SQL> ORADEBUG DOC EVENT FILTER rdbms.process

process: filter to set events only for a specific process

Usage
-------
{process:  ospid           [20],
           orapid          ,
           pname           [20],
           con_id           }

You can see all the options by experimenting with these commands yourself or just go read my ORADEBUG DOC article.

Tracing ALL wait events

So far, we have traced only specific wait events by their name. Oracle allows to also trace all wait events when passing in “all” as the wait event name:

SQL> ALTER SESSION SET EVENTS 'wait_event[all] 
             trace(''event="%" ela=% p1=% p2=% p3=%\n'', 
             evargs(5), evargn(1), evargn(2), evargn(3), evargn(4))';

Session altered.

Since I’m tracing all wait events now, I want the trace action to print out the wait event names too. The event argument #5 is a pointer to the event name string, so I’ll have to copy the string in using evargs(5) function. The other arguments are just numeric values, so they can be listed with evargn().

When running DBMS_LOCK from my session (SQL Trace is not enabled, only the custom wait_event trace), we get the following trace output:

SQL> EXEC dbms_lock.sleep(1.234)

PL/SQL procedure successfully completed.

Trace output:

*** 2019-03-29T10:47:14.131674-04:00
event="SQL*Net message from client" ela=11952206 p1=1413697536 p2=1 p3=0
event="db file sequential read" ela=1067 p1=1 p2=20527 p3=1
event="db file sequential read" ela=563 p1=1 p2=65915 p3=1
event="db file sequential read" ela=449 p1=1 p2=65892 p3=1
event="db file sequential read" ela=434 p1=1 p2=47369 p3=1
event="db file sequential read" ela=458 p1=1 p2=33381 p3=1
event="db file sequential read" ela=492 p1=1 p2=65877 p3=1

*** 2019-03-29T10:47:15.417846-04:00
event="PL/SQL lock timer" ela=1279073 p1=0 p2=0 p3=0
event="SQL*Net message to client" ela=7 p1=1413697536 p2=1 p3=0

We just built our own, flexible, SQL Trace-like wait event tracing using the Oracle’s diagnostic tracing infrastructure.

Summary

The aim of this post was to demonstrate the flexibility of Oracle’s built in diagnostic infrastructure, in the context of augmenting wait events.

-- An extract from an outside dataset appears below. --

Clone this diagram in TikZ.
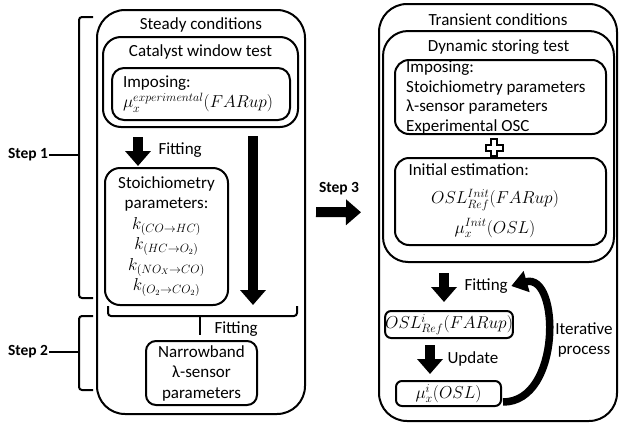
\documentclass[tikz,border=0pt]{standalone}
\usepackage{fontspec}
\setmainfont{Carlito}
\usetikzlibrary{arrows.meta}
\begin{document}
\begin{tikzpicture}[x=1pt,y=-1pt,
    every node/.style={font=\fontsize{17}{20.5}\selectfont},
    box/.style={draw=black,line width=2pt,rounded corners=#1,inner sep=0pt},
    box/.default=12pt,
    steplbl/.style={font=\fontsize{15.5}{18}\selectfont\bfseries,inner sep=1pt},
    blk/.style={line width=10pt,-{Triangle[length=15pt,width=25pt]}},
    brc/.style={line width=2pt,rounded corners=3pt},
    curv/.style={line width=7.5pt,-{Triangle[length=16pt,width=21pt]}}]
        \useasboundingbox (0,0) rectangle (620,426);

        \node[box=28pt,minimum width=208pt,minimum height=404pt] at (201, 212) (steady) {};
        \node at (201, 25) (steadyt) {Steady conditions};
        \node[box=18pt,minimum width=195pt,minimum height=90pt] at (200.5, 82) (window) {};
        \node at (200.5, 52) (windowt) {Catalyst window test};
        \node[box=12pt,minimum width=178pt,minimum height=52pt,align=left,text width=156pt] at (201, 94) (impose) {Imposing:\\$\mu_x^{experimental}(FARup)$};
        \node[box=15pt,minimum width=123pt,minimum height=137pt,align=center] at (166.5, 236.5) (stoich) {Stoichiometry\\parameters:\\$k_{(CO\rightarrow HC)}$\\$k_{(HC\rightarrow O_2)}$\\$k_{(NO_X\rightarrow CO)}$\\$k_{(O_2\rightarrow CO_2)}$};
        \node[box=10pt,minimum width=111pt,minimum height=64pt,align=center] at (201.5, 373) (nb) {Narrowband\\λ-sensor\\parameters};

        \coordinate (f1a) at (138, 137);
        \coordinate (f1b) at (138, 166);
        \draw[blk] (f1a) -- (f1b);
        \node[anchor=west] at (155, 150) (fit1) {Fitting};
        \coordinate (bga) at (253, 136);
        \coordinate (bgb) at (253, 305);
        \draw[blk] (bga) -- (bgb);

        \coordinate (brl) at (108, 306);
        \coordinate (brr) at (297, 306);
        \coordinate (brm) at (200, 316);
        \draw[brc] (brl) |- (brm) -| (brr);
        \draw[brc,shorten >=5pt] (brm) -- (brm |- nb.north);
        \node[anchor=west] at (211, 329) (fit2) {Fitting};

        \node[steplbl] at (28, 155) (s1) {Step 1};
        \coordinate (b1t) at (93, 17);
        \coordinate (b1m) at (79, 155);
        \coordinate (b1b) at (93, 298);
        \draw[brc] (b1t) -| (b1m) |- (b1b);
        \draw[brc] (s1) -- (b1m);

        \node[steplbl] at (28, 352) (s2) {Step 2};
        \coordinate (b2t) at (93, 316);
        \coordinate (b2m) at (79, 352);
        \coordinate (b2b) at (93, 390);
        \draw[brc] (b2t) -| (b2m) |- (b2b);
        \draw[brc] (s2) -- (b2m);

        \node[box=28pt,minimum width=238pt,minimum height=417pt] at (498, 212.5) (trans) {};
        \node at (498, 20) (transt) {Transient conditions};
        \node[box=25pt,minimum width=231pt,minimum height=231pt] at (498.5, 146.5) (dyn) {};
        \node at (498.5, 47) (dynt) {Dynamic storing test};
        \node[box=14pt,minimum width=211pt,minimum height=74pt] at (500.5, 97) (imp2) {};
        \node[anchor=north west,inner sep=0pt,align=left,font=\fontsize{17}{19.5}\selectfont] at (406, 61) (imp2t) {Imposing:\\Stoichiometry parameters\\λ-sensor parameters\\Experimental OSC};
        \draw[line width=2pt] (494, 147.5) ++(-3,-8.5) -- ++(6,0) -- ++(0,5.5) -- ++(5.5,0) -- ++(0,6) -- ++(-5.5,0) -- ++(0,5.5) -- ++(-6,0) -- ++(0,-5.5) -- ++(-5.5,0) -- ++(0,-6) -- ++(5.5,0) -- cycle;
        \node[box=14pt,minimum width=211pt,minimum height=87pt] at (500.5, 201.5) (init) {};
        \node[anchor=west] at (405, 170) (initt) {Initial estimation:};
        \node at (495, 200) (oslinit) {$OSL^{Init}_{Ref}(FARup)$};
        \node at (495, 228) (muinit) {$\mu_x^{Init}(OSL)$};

        \node[steplbl] at (339, 189) (s3) {Step 3};
        \draw[blk,shorten <=10pt,shorten >=17pt] (steady) -- (trans);

        \coordinate (f3a) at (444, 273);
        \coordinate (f3b) at (444, 302);
        \draw[blk] (f3a) -- (f3b);
        \node[anchor=west] at (461, 286) (fit3) {Fitting};
        \node[box=6pt,minimum width=126pt,minimum height=27pt] at (449, 324.5) (osli) {$OSL^{i}_{Ref}(FARup)$};
        \coordinate (f4a) at (430, 345);
        \coordinate (f4b) at (430, 374);
        \draw[blk] (f4a) -- (f4b);
        \node[anchor=west] at (444, 359) (upd) {Update};
        \node[box=6pt,minimum width=105pt,minimum height=25pt] at (448.5, 393.5) (mui) {$\mu_x^{i}(OSL)$};
        \coordinate (cva) at (503, 402);
        \draw[curv] (cva) .. controls (562, 402) and (560, 272) .. (fit3.east);
        \node[align=center] at (584, 340) (iter) {Iterative\\process};
    \end{tikzpicture}
\end{document}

We looked into how to print out Oracle RDBMS kernel stack traces, PL/SQL stack traces and custom tracing when a wait event of interest completes. We looked into how to fire the diagnostic events only when specific filter conditions match and even how to conditionally crash our session for fun!

As these tracing techniques are undocumented and as some dumps can slow your process down, you should not use these in production as your first tool of choice. You’d still start from things like SQL Monitoring, ASH, SQL Trace and if these techniques are not enough, see how to apply selective additional tracing with as narrow focus as possible. Additionally, you may want to make these trace events turn themselves off automatically, after a few occurrences of the problematic event.

More info

If you want more info about low-level wait event internals and some pretty advanced low-level workings, watch these YouTube videos:

My OakTableWorld 2014 talk where I first showed this technique (camera recording)
My Hacking session about wait event internals and X$TRACE (screencast)
Evgeny Puzikov has published another good use case of using wait_event debug hooks for dumping detailed PGA usage info when measuring PGA growth caused by PL/SQL activity (it works for other things like memory leaks too)

Footnotes

Detect Chained and Migrated rows in Oracle ↩︎
Advanced Oracle Troubleshooting Guide: Index Unique Scan Doing Multiblock Reads ↩︎
Actually, the function dealing with wait event ending (and calling any additional debug/tracing actions) is called kslwtectx(), but the traced function itself is not dumped out by the shortstack() action. It can be printed using the evfunc() trace function. ↩︎